The Cost of Relaxation: Evaluating the Error in Convex Neural Network Verification

A team of researchers from European institutions has published a critical analysis of a common practice in neural network verification. Their paper, 'The Cost of Relaxation: Evaluating the Error in Convex Neural Network Verification,' examines what happens when verification systems use convex relaxations to simplify the complex, non-linear constraints that represent how neural networks process information. These relaxations make verification computationally feasible but introduce a fundamental trade-off: they consider outputs that the original network could never actually produce.

The study provides both analytical bounds and experimental evidence showing this error isn't trivial. The worst-case divergence between a fully relaxed verification and the true network behavior grows exponentially with the network's depth and linearly with the radius of the input region being verified. On MNIST and Fashion MNIST datasets, the probability of misclassification due to relaxation shows a sharp, step-like increase as input perturbations grow. This creates a dangerous gap where verification tools might certify a network as 'safe' for an input region, while the actual network could still be fooled or produce incorrect outputs within that same region.
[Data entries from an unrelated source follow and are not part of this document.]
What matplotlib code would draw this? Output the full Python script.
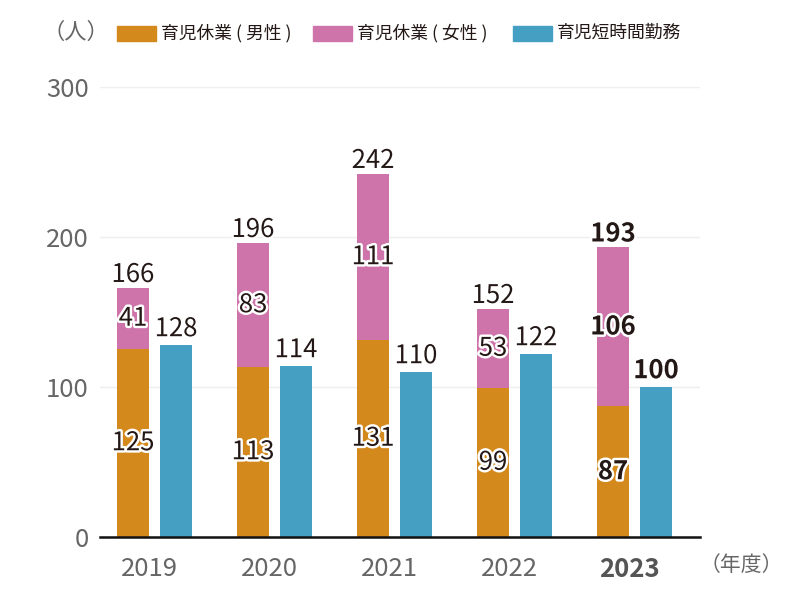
import matplotlib
matplotlib.use("Agg")
import matplotlib.pyplot as plt
import matplotlib.patheffects as pe
import numpy as np
from matplotlib.patches import Rectangle

plt.rcParams['font.family'] = ['Noto Sans CJK JP', 'DejaVu Sans']

years = ['2019', '2020', '2021', '2022', '2023']
male = [125, 113, 131, 99, 87]
female = [41, 83, 111, 53, 106]
totals = [166, 196, 242, 152, 193]
short_time = [128, 114, 110, 122, 100]
legend_labels = ['育児休業 ( 男性 )', '育児休業 ( 女性 )', '育児短時間勤務']
yticks = [0, 100, 200, 300]

c_male = '#D3891B'
c_female = '#CE74AA'
c_short = '#449FC2'
c_text = '#231815'

fig = plt.figure(figsize=(8, 6.01), dpi=100)
ax = fig.add_axes([0.125, 0.1065, 0.75, 0.7488])

x = np.arange(len(years))
off = 0.179
w = 0.267
ax.bar(x - off, male, w, color=c_male, zorder=2)
ax.bar(x - off, female, w, bottom=male, color=c_female, zorder=2)
ax.bar(x + off, short_time, w, color=c_short, zorder=2)

ax.set_xlim(-0.454, 4.546)
ax.set_ylim(0, 300)
ax.set_yticks(yticks)
ax.set_yticklabels([str(v) for v in yticks], fontsize=18.5, color='#666666')
ax.set_xticks(x - 0.04)
ax.set_xticklabels(years, fontsize=18.5, color='#666666')
for lbl in ax.get_xticklabels():
    if lbl.get_text() == '2023':
        lbl.set_fontweight('bold')
        lbl.set_color('#555555')
ax.tick_params(axis='y', length=0, pad=8)
ax.tick_params(axis='x', length=0, pad=14)
for s in ['left', 'right', 'top']:
    ax.spines[s].set_visible(False)
ax.spines['bottom'].set_color('#111111')
ax.spines['bottom'].set_linewidth(1.8)
ax.spines['bottom'].set_zorder(3)
ax.grid(axis='y', color='#eeeeee', linewidth=1, zorder=0)
ax.set_axisbelow(True)

stroke = [pe.withStroke(linewidth=3.5, foreground='white')]
for i in range(len(years)):
    wt = 'bold' if years[i] == '2023' else 'normal'
    kw = dict(fontsize=18.5, color=c_text, ha='center', fontweight=wt, path_effects=stroke, zorder=5)
    ax.text(x[i] - off, male[i] / 2, str(male[i]), va='center', **kw)
    ax.text(x[i] - off, male[i] + female[i] / 2, str(female[i]), va='center', **kw)
    ax.annotate(str(totals[i]), (x[i] - off, male[i] + female[i]), xytext=(0, 0),
                textcoords='offset points', va='bottom', **kw)
    ax.annotate(str(short_time[i]), (x[i] + off, short_time[i]), xytext=(0, 2),
                textcoords='offset points', va='bottom', **kw)

# legend
fig.text(43 / 800, 1 - 32 / 601, '（人）', fontsize=16, color='#666666', ha='left', va='center')
patches = [(117, c_male), (313, c_female), (513, c_short)]
for (px, col), lab in zip(patches, legend_labels):
    fig.patches.append(Rectangle((px / 800, 1 - 41 / 601), 39 / 800, 15 / 601,
                                 transform=fig.transFigure, color=col))
    fig.text((px + 44) / 800, 1 - 33 / 601, lab, fontsize=12.8, color=c_text, ha='left', va='center')

fig.text(700 / 800, 1 - 565 / 601, '（年度）', fontsize=15, color='#666666', ha='left', va='center')

fig.savefig('out.png', dpi=100)
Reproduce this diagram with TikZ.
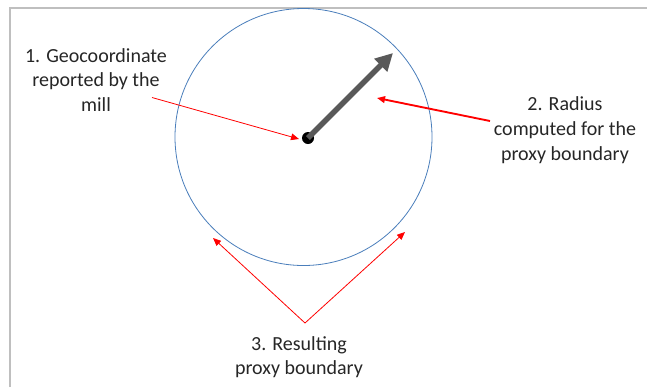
\documentclass[tikz,border=0pt]{standalone}
\usepackage{fontspec}
\setmainfont{Carlito}
\usetikzlibrary{arrows.meta}
\definecolor{framegray}{HTML}{BFBFBF}
\definecolor{circblue}{HTML}{4A7EBB}
\definecolor{arrgray}{HTML}{595959}
\tikzset{
  lbl/.style={align=center, font=\fontsize{15}{18.5}\selectfont, text=black!85, inner sep=0pt},
  redarr/.style={draw=red, line width=0.6pt, -{Triangle[length=6pt,width=5pt]}},
  redarrthick/.style={draw=red, line width=1.4pt, -{Triangle[length=6pt,width=5pt]}},
}
\begin{document}
\begin{tikzpicture}[x=0.75pt,y=-0.75pt]
\useasboundingbox (0,0) rectangle (647,387);
% frame
\draw[framegray, line width=1.5pt] (10,387) -- (10,7.5) -- (647,7.5);
% circle
\node[circle, draw=circblue, line width=0.6pt, minimum size=257*0.75pt, inner sep=0pt] (circ) at (303.5,137) {};
% center dot
\node[circle, fill=black, minimum size=12*0.75pt, inner sep=0pt] (dot) at (308,138) {};
\coordinate (rtip) at (393,53);
\draw[arrgray, line width=4pt, -{Triangle[length=13pt,width=13pt]}] (dot.center) -- (rtip);
% labels
\node[lbl] (l1) at (96,80) {1. Geocoordinate\\reported by the\\mill};
\node[lbl] (l2) at (565,130) {2. Radius\\computed for the\\proxy boundary};
\node[lbl] (l3) at (299,357) {3. Resulting\\proxy boundary};
% red arrows
\coordinate (a1s) at (152,97.5);
\coordinate (a1e) at (299,139);
\draw[redarr] (a1s) -- (a1e);
\coordinate (a2s) at (490,121);
\coordinate (a2e) at (377,98);
\draw[redarrthick] (a2s) -- (a2e);
\coordinate (apex) at (305,323);
\coordinate (a3l) at (213,238);
\coordinate (a3r) at (405,232);
\draw[redarr] (apex) -- (a3l);
\draw[redarr] (apex) -- (a3r);
\end{tikzpicture}
\end{document}
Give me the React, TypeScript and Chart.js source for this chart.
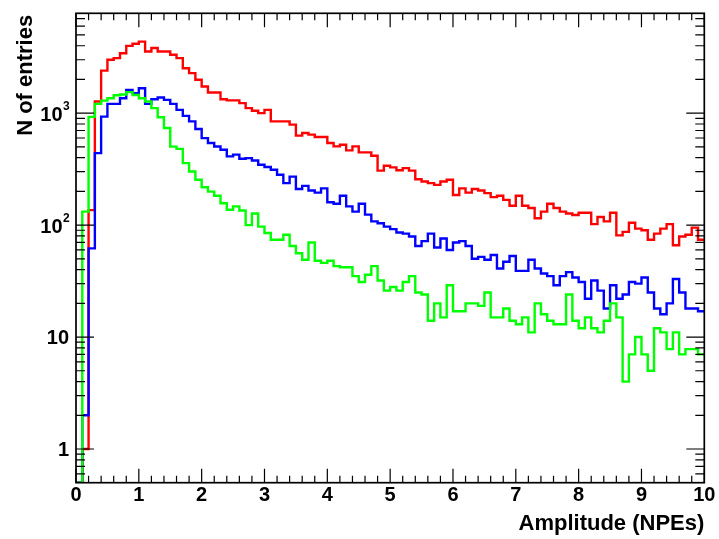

This work establishes a formal lattice framework for understanding different levels of relaxation, from the original network (most accurate) to fully linearized neurons (fastest but least accurate). The exponential error growth means that for deep networks—exactly the kind used in safety-critical applications like autonomous vehicles or medical AI—these verification shortcuts could be providing dangerously optimistic guarantees. The research forces a reevaluation of how much trust we can place in current neural network verification methods that prioritize speed over precision.